Rheinische Post Krefeld Kempen
„Ich gehe immer noch bei Aldi einkaufen“
Der Trainer feiert mit der U-21-Nationalmannschaft den Europameistertitel.
KRAKAU (sid) Die U-21-Auswahl des Deutschen Fußball-Bundes ist tatsächlich Europameister geworden. Mit einer starken Teamleistung, großem taktischen Geschick und einem Kopfballtreffer von Mitchell Weiser bezwang die Mannschaft von Trainer Stefan Kuntz die hochfavorisierten Spanier in Krakau mi 1:0. Kuntz fühlte vor allem „Dankbarkeit“. Stefan Kuntz, haben Sie Ihren Erfolg schon realisiert? STEFAN KUNTZ Das braucht seine Zeit. Direkt nach dem Spiel ist das ein wenig unrealistisch. Erst kommt eine Zeremonie, dann wird man mit Bier vollgespritzt, dann kommt eine Pressekonferenz, dann wird man wieder mit Bier vollgespritzt. Aber so langsam kommt es. Wie war die Nacht nach dem Finale? KUNTZ Irgendwann bin ich für eine Stunde auf mein Zimmer gegangen, um etwas runter zu kommen. Da waren die Jungs unterwegs, und ich habe mich mit einer Flasche Rotwein und einer Zigarre vor das Hotel an einen Stehtisch gestellt. Dann habe ich irgendwann gesehen, wie die Jungs zurückgekommen sind.

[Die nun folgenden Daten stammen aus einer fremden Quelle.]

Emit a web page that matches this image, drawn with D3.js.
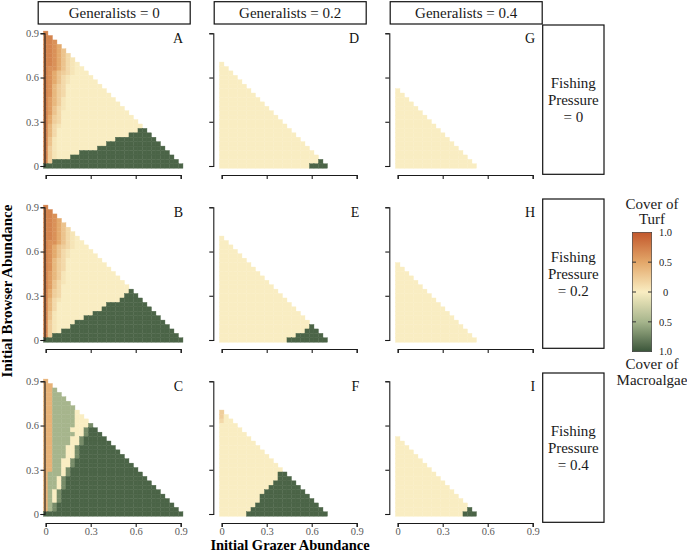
<!DOCTYPE html>
<html><head><meta charset="utf-8">
<script src="https://cdn.jsdelivr.net/npm/d3@7"></script>
<style>
body{margin:0;background:#fff}
svg{display:block;font-family:"Liberation Serif","DejaVu Serif",serif}
text{font-family:"Liberation Serif","DejaVu Serif",serif}
</style>
</head><body>
<svg id="chart" width="687" height="553"></svg>
<script>
// ---------------- data ----------------
const generalistLevels = ["0", "0.2", "0.4"];
const fishingLevels = ["0", "0.2", "0.4"];
const panelLetters = ["A", "B", "C", "D", "E", "F", "G", "H", "I"]; // column by column
const axisTicks = [0, 0.3, 0.6, 0.9];
const axisTickLabels = ["0", "0.3", "0.6", "0.9"];
const legendValues = [1, 0.5, 0, -0.5, -1];
const legendLabels = ["1.0", "0.5", "0", "0.5", "1.0"];
const legendInnerTicks = [0.5, 0, -0.5];
const cellStep = 0.03;
// cover value of each cell code: positive = turf, negative = macroalgae
const cellCodes = {
  R: 0.72, S: 0.64, O: 0.56, P: 0.48, L: 0.42, o: 0.38, Q: 0.3, q: 0.22, u: 0.14, w: 0.06,
  ".": 0, G: -0.5, h: -0.72, M: -0.92
};

// rows are listed from the top row down to the bottom row (initial browser = 0)
// each token: code followed by a repeat count
const panelA = [
  "R", "R2", "R2 S", "R2 S P", "R2 S P Q", "R2 S P Q u", "R2 S P Q u w", "R2 S P Q u w .",
  "R S2 P Q u w .2", "R S P Q q u w .3", "R S P Q u w .5", "R S P Q u w .6",
  "R S o q u .8", "R S o q u .9", "R S o q u .10", "R O o q w .11", "R O o q w .12",
  "R O Q u w .13", "R O Q u .15", "R P q u .16", "R P q u .17",
  "R o u w .18", "R o u .18 M2", "R o u .16 M5", "R Q w .13 M9", "R Q w .11 M12",
  "R q w .9 M15", "R q w .5 M20", "R q w .3 M23", "R q M28", "M31"
];
const panelB = [
  "R", "R2", "R2 S", "R2 S P", "R2 S P Q", "R2 S P Q u", "R2 S P Q u w", "R2 S P Q u w .",
  "R S2 P Q u w .2", "R S P Q q u w .3", "R S P Q u w .5", "R S P Q u w .6",
  "R S o q u .8", "R S o q u .9", "R S o q u .10", "R O o q w .11", "R O o q w .12",
  "R O Q u w .13", "R O Q u .15", "R P q u .15 M", "R P q u .14 M3",
  "R o u w .13 M5", "R o u .11 M9", "R o u .10 M11", "R Q w .8 M14", "R Q w .6 M17",
  "R q w .4 M20", "R q w .3 M22", "R q w . M25", "R q M28", "M31"
];
const panelC = [
  "L", "L2", "L2 G", "L2 G2", "L2 G3", "L2 G4", "L2 G5", "L2 G5 .", "L2 G5 .2",
  "L2 G5 .3", "L2 G5 .3 h", "L2 G4 .3 h M2", "L2 G5 .2 h M3", "L2 G4 .2 h M5",
  "L2 G4 .2 h M6", "L2 G3 .2 h M8", "L2 G3 .2 h M9", "L2 G3 .2 h M10",
  "L2 G2 .2 h M12", "L2 G2 .2 h M13", "L2 G2 . h M15", "L G3 . h M16",
  "L G2 . h M18", "L G2 . h M19", "L G2 . h M20", "L G . h M22", "L G . h M23",
  "L G . h M24", "L G h M26", "L G h M27", "M31"
];
const panelD = [
  ".1", ".2", ".3", ".4", ".5", ".6", ".7", ".8", ".9", ".10", ".11", ".12",
  ".13", ".14", ".15", ".16", ".17", ".18", ".19", ".20", ".21", ".22",
  ".22 M", ".20 M4"
];
const panelE = [
  ".1", ".2", ".3", ".4", ".5", ".6", ".7", ".8", ".9", ".10", ".11", ".12",
  ".13", ".14", ".15", ".16", ".17", ".18", ".19", ".20",
  ".20 M", ".19 M3", ".17 M6", ".15 M9"
];
const panelF = [
  "q", "q .", "u .2", ".4", ".5", ".6", ".7", ".8", ".9", ".10", ".11", ".12",
  ".13", ".14", ".13 M2", ".13 M3", ".12 M5", ".11 M7", ".10 M9", ".9 M11",
  ".9 M12", ".8 M14", ".7 M16", ".6 M18"
];
const panelG = [
  ".1", ".2", ".3", ".4", ".5", ".6", ".7", ".8", ".9", ".10", ".11", ".12",
  ".13", ".14", ".15", ".16", ".17", ".18"
];
const panelH = [
  ".1", ".2", ".3", ".4", ".5", ".6", ".7", ".8", ".9", ".10", ".11", ".12",
  ".13", ".14", ".15", ".16", ".17", ".18"
];
const panelI = [
  ".1", ".2", ".3", ".4", ".5", ".6", ".7", ".8", ".9", ".10", ".11", ".12",
  ".13", ".14", ".15", ".16", ".16 M", ".15 M3"
];

// ---------------- drawing ----------------
const panels = [panelA, panelB, panelC, panelD, panelE, panelF, panelG, panelH, panelI];
const svg = d3.select("#chart");
const serif = '"Liberation Serif", "DejaVu Serif", serif';
const color = d3.scaleLinear()
  .domain([-1, -0.5, 0, 0.5, 1])
  .range(["#3a553a", "#a6b58c", "#f9edc2", "#e3a769", "#c2572c"]);

const colX0 = [45.7, 221.7, 397.7];
const rowY0 = [166, 340, 514];
const yAxisX = [44.5, 213.3, 389.3];
const plotW = 135, plotH = 132.7;

function parseRow(str) {
  const out = [];
  str.trim().split(/\s+/).forEach(tok => {
    const ch = tok[0];
    const n = tok.length > 1 ? +tok.slice(1) : 1;
    for (let k = 0; k < n; k++) out.push(cellCodes[ch]);
  });
  return out;
}

function styleAxis(g) {
  g.attr("font-family", serif);
  g.select(".domain").attr("stroke", "#1a1a1a").attr("stroke-width", 1.1);
  g.selectAll(".tick line").attr("stroke", "#1a1a1a").attr("stroke-width", 1.1);
  g.selectAll(".tick text").attr("fill", "#5a5a5a")
    .style("font-family", serif).style("font-size", "10.5px");
}

function label(x, y, t, size, opts = {}) {
  const el = svg.append("text").attr("x", x).attr("y", y)
    .attr("text-anchor", opts.anchor || "middle")
    .style("font-family", serif).style("font-size", size + "px")
    .attr("fill", opts.fill || "#1a1a1a").text(t);
  if (opts.bold) el.style("font-weight", "bold");
  if (opts.transform) el.attr("transform", opts.transform);
  return el;
}

panels.forEach((rows, p) => {
  const c = Math.floor(p / 3), r = p % 3;
  const x = d3.scaleLinear().domain([0, 0.9]).range([colX0[c], colX0[c] + plotW]);
  const y = d3.scaleLinear().domain([0, 0.9]).range([rowY0[r], rowY0[r] - plotH]);
  const cells = [];
  rows.forEach((s, k) => {
    const j = rows.length - 1 - k;
    parseRow(s).forEach((v, i) => cells.push({ gx: i * cellStep, gy: j * cellStep, v }));
  });
  const g = svg.append("g");
  g.selectAll("rect").data(cells).join("rect")
    .attr("x", d => x(d.gx - cellStep / 2))
    .attr("y", d => y(d.gy + cellStep / 2))
    .attr("width", x(cellStep) - x(0))
    .attr("height", y(0) - y(cellStep))
    .attr("fill", d => color(d.v))
    .attr("stroke", d => color(d.v))
    .attr("stroke-width", 0.4);

  const ya = d3.axisLeft(y).tickValues(axisTicks).tickSizeInner(4).tickSizeOuter(4).tickPadding(1.5)
    .tickFormat((d, i) => c === 0 ? axisTickLabels[i] : "");
  svg.append("g").attr("transform", `translate(${yAxisX[c]},0)`).call(ya).call(styleAxis);

  const xa = d3.axisBottom(x).tickValues(axisTicks).tickSizeInner(4).tickSizeOuter(4).tickPadding(1)
    .tickFormat((d, i) => r === 2 ? axisTickLabels[i] : "");
  const xg = svg.append("g").attr("transform", `translate(0,${rowY0[r] + 9})`).call(xa).call(styleAxis);
  xg.selectAll(".tick text").attr("dy", "0.62em");

  label(x(0.9) + 2.5, y(0.9) + 9.5, panelLetters[p], 14, { anchor: "end", fill: "#111" });
});

// top strips
generalistLevels.forEach((lv, c) => {
  const bx = colX0[c] - 7.5;
  svg.append("rect").attr("x", bx).attr("y", 1.7).attr("width", 152).attr("height", 22.3)
    .attr("fill", "#fff").attr("stroke", "#111").attr("stroke-width", 1.2);
  label(bx + 76, 18.3, "Generalists = " + lv, 15);
});

// right strips
fishingLevels.forEach((lv, r) => {
  const by = 25 + 174 * r;
  svg.append("rect").attr("x", 542.7).attr("y", by).attr("width", 61.3).attr("height", 149.3)
    .attr("fill", "#fff").attr("stroke", "#111").attr("stroke-width", 1.2);
  ["Fishing", "Pressure", "= " + lv].forEach((t, k) => label(573.3, by + 62.7 + 17 * k, t, 15));
});

// axis titles
label(290, 549.6, "Initial Grazer Abundance", 14.5, { bold: true, fill: "#000" });
label(0, 0, "Initial Browser Abundance", 15, { bold: true, fill: "#000", transform: "translate(11.5,291) rotate(-90)" });

// legend
const ly = d3.scaleLinear().domain([-1, 1]).range([351.7, 232.3]);
const defs = svg.append("defs");
const grad = defs.append("linearGradient").attr("id", "lg").attr("x1", 0).attr("y1", 0).attr("x2", 0).attr("y2", 1);
d3.range(0, 21).forEach(k => {
  const v = 1 - k / 10;
  grad.append("stop").attr("offset", (k / 20 * 100) + "%").attr("stop-color", color(v));
});
svg.append("rect").attr("x", 632.3).attr("y", ly(1)).attr("width", 19.4).attr("height", ly(-1) - ly(1))
  .attr("fill", "url(#lg)").attr("stroke", "#333").attr("stroke-width", 0.6);
legendInnerTicks.forEach(v => {
  svg.append("line").attr("x1", 632.3).attr("x2", 636).attr("y1", ly(v)).attr("y2", ly(v))
    .attr("stroke", "#333").attr("stroke-width", 1);
  svg.append("line").attr("x1", 648).attr("x2", 651.7).attr("y1", ly(v)).attr("y2", ly(v))
    .attr("stroke", "#333").attr("stroke-width", 1);
});
legendValues.forEach((v, k) => {
  label(665.5, ly(v), legendLabels[k], 10.5, { fill: "#222" }).attr("dy", "0.35em");
});
[["Cover of", 208.5], ["Turf", 224], ["Cover of", 369], ["Macroalgae", 385]].forEach(([t, yy]) => label(652, yy, t, 15));
</script>
</body></html>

Welches Gefühl ist das stärkste? KUNTZ Dankbarkeit. Als ich U21Trainer geworden bin, ist die Idee nicht von allen Seiten mit Euphorie aufgenommen worden. Das Schönste war, als mich ein Elternteil eines Spielers in die Arme genommen hat und sich für das Vertrauen bedankt hat. Da bleibt einem erstmal der Atem weg. Der EM-Titel war toll. Aber ich gehe morgens immer noch bei Aldi einkaufen. Wie haben Sie das Siegtor von Mitchell Weiser erlebt? KUNTZ Ich habe den Torwart angeschaut. Von meiner Perspektive war nicht zu erkennen, wo der Ball hingehen kann. Aber dann ist der Torwart resigniert abgetaucht, und dann wackelte auf einmal das Netz. Hat das Confed-Cup-Team gratuliert? KUNTZ Jogi hat mir geschrieben. Das sind immer die ersten, die gratulieren. Insgesamt sind es 400, glaube ich. Ich habe nicht alle Nachrichten gelesen. Ich habe das Handy zurück- gelegt und genossen. Bei einigen habe ich aber auch zurückgeschrieben und gefragt: Wo warst du die letzten zwei Jahre? Was haben Sie Ihren Spielern vor dem Finale gesagt? KUNTZ Ich habe gesagt: Ihr habt nichts zu verlieren. Die größte Sache ist es, den Pokal zu gewinnen, also spielt mit großem Herzen. Und ich habe gesagt: Ich weiß genau, dass jeder einzelne von euch heute Abend glücklich ist, wenn Schmidti (Zeugwart Michael Schmidt, d.R.) oder Wini (Winfried Otto vom Fahrdienst) heute Europameister werden. Da war es ganz ruhig. Da wusste ich, dass das ein gutes Spiel wird, dass wir Spanien packen. DFB-Präsident Reinhard Grindel hat eine Vertragsverlängerung mit Ihnen angekündigt. Was sagen Sie dazu? KUNTZ Das macht mich sehr stolz. Ich habe ja schon gesagt, dass mir die Arbeit hier unglaublich Spaß macht. Wenn der Präsident mir gegenüber das auch sagt, werden wir sicherlich jetzt nicht getrennt auseinander gehen. Jemand hat zu mir gesagt, normalerweise müsse man auf dem Höhepunkt aufhören. Da kann ich mich jetzt nicht so mit anfreunden.